The US Senate is likely to approve legislation relaxing rules for computer exports, one of the measure's leading critics said.
Senator Fred Thompson, a Republican from Tennessee, signaled he expects to lose as fellow senators criticized his proposal for lengthening the period that federal agencies would have to review export licenses.
"I can count votes," Thompson said as the Senate began several days of debate on revising the Export Administration Act.
"I just hope that history does not prove that this is an even more unwise decision than I fear that it might be."
The export-easing bill opposed by Thompson is supported by US computer and chip producers such as Unisys Corp, Intel Corp and Sun Microsystems Inc, which stand to gain billions of dollars in sales to countries including China and other countries considered potential security risks to the US.

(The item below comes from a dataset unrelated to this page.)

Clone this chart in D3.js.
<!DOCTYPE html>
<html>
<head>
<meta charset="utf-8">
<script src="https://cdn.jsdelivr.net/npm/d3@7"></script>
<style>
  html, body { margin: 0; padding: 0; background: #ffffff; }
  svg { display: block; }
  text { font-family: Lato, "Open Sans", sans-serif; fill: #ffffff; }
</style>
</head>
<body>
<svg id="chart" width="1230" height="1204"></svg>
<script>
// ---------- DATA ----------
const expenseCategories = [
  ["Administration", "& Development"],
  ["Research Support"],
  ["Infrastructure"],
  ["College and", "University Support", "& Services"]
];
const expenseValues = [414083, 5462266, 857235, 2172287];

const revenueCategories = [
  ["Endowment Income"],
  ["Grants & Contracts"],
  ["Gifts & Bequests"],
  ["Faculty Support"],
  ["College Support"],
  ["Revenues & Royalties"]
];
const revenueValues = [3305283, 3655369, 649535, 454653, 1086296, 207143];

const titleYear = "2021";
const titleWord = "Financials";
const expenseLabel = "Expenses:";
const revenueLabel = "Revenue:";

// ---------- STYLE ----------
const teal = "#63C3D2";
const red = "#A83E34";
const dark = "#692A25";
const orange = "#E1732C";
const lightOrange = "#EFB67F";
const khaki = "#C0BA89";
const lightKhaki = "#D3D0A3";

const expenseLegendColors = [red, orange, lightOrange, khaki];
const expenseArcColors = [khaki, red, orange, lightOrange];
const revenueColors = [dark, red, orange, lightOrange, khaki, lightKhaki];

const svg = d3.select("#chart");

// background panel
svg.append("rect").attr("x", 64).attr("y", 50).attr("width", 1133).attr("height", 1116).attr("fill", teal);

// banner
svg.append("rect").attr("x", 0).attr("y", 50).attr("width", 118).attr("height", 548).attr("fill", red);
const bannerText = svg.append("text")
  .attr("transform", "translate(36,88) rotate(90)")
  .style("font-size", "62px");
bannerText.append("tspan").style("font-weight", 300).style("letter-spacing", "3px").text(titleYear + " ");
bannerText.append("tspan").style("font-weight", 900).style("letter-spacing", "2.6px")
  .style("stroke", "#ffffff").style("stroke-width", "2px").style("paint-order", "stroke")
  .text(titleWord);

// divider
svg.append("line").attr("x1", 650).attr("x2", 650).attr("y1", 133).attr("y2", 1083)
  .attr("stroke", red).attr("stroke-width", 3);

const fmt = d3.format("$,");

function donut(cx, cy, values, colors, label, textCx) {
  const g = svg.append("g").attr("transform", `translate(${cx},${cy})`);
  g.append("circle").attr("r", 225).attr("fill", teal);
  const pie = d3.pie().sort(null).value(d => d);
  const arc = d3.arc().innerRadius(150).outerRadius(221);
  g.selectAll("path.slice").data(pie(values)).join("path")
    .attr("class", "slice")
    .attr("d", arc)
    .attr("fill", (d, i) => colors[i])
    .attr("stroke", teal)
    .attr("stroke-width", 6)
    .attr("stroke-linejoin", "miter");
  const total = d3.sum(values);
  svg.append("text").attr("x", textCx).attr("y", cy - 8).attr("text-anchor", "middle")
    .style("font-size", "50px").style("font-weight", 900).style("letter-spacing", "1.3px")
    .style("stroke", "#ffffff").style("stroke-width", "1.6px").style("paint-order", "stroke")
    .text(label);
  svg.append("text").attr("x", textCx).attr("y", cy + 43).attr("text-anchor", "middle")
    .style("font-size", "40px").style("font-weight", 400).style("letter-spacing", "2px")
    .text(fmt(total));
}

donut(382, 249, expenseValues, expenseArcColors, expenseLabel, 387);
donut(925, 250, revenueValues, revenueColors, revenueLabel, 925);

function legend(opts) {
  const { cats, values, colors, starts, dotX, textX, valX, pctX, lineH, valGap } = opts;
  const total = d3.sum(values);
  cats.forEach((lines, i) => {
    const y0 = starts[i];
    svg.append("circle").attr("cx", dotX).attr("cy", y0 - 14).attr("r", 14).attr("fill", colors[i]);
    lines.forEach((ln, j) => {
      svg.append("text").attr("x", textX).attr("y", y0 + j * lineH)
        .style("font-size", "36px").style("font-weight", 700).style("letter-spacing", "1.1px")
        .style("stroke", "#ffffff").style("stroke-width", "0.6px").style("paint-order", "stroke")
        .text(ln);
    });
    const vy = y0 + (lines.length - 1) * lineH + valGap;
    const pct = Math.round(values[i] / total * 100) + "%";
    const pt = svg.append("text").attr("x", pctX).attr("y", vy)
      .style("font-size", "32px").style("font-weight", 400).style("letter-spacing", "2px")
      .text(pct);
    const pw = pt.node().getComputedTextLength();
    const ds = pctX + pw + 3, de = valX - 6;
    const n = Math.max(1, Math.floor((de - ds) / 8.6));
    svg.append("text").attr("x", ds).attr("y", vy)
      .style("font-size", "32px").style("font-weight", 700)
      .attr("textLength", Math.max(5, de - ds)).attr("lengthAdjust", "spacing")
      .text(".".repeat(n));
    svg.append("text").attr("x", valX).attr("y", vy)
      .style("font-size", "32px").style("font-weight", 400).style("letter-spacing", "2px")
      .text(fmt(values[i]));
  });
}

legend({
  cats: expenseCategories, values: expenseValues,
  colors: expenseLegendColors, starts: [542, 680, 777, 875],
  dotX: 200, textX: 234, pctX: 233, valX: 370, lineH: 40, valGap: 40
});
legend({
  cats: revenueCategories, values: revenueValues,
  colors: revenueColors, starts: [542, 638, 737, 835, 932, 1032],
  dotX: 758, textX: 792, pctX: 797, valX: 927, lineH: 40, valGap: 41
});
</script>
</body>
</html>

The Senate measure, endorsed by the White House, would update a 1979 version of the Export Administration Act by giving the president wider discretion in deciding what high-technology products could be sold to which countries.
Chief among the changes is allowing the president to eliminate the system of Mtops, or millions of theoretical operations per second, for measuring the performance of computers and thereby limiting their export.
A key market for growth among US manufacturers is China, which this year will purchase US$18 billion in computer hardware and US$3 billion in software and services, said analyst Juan Orozco at IDC, a computer industry research firm in Massachusetts.
Industry advocates of the Export Administration Act reform suffered a setback last month when the House International Relations Committee approved a series of amendments toughening language in the Senate version.
Thompson began the floor debate hoping for the same success in the Senate, proposing an amendment that would give federal agencies an additional 60 days to block export licenses if they consider the export application potentially damaging to national security.
The bill's main sponsor, Senator Mike Enzi, a Republican of Wyoming, said he received assurances from the White House that the administration is satisfied with the protections in the existing bill.
"The bill already provides for several ways to stop the clock" on pending export licenses for high-technology products, Enzi said.
Computer companies have argued that such delays hobble their ability to compete with foreign suppliers of computer equipment, and unnecessary since the technology is often already available on the world market.
Thompson has no more than 30 votes supporting his position in the 100-member Senate, said Rhett Dawson, co-chairman of the Computer Coalition for Responsible Exports, an industry association that sought a relaxation of controls.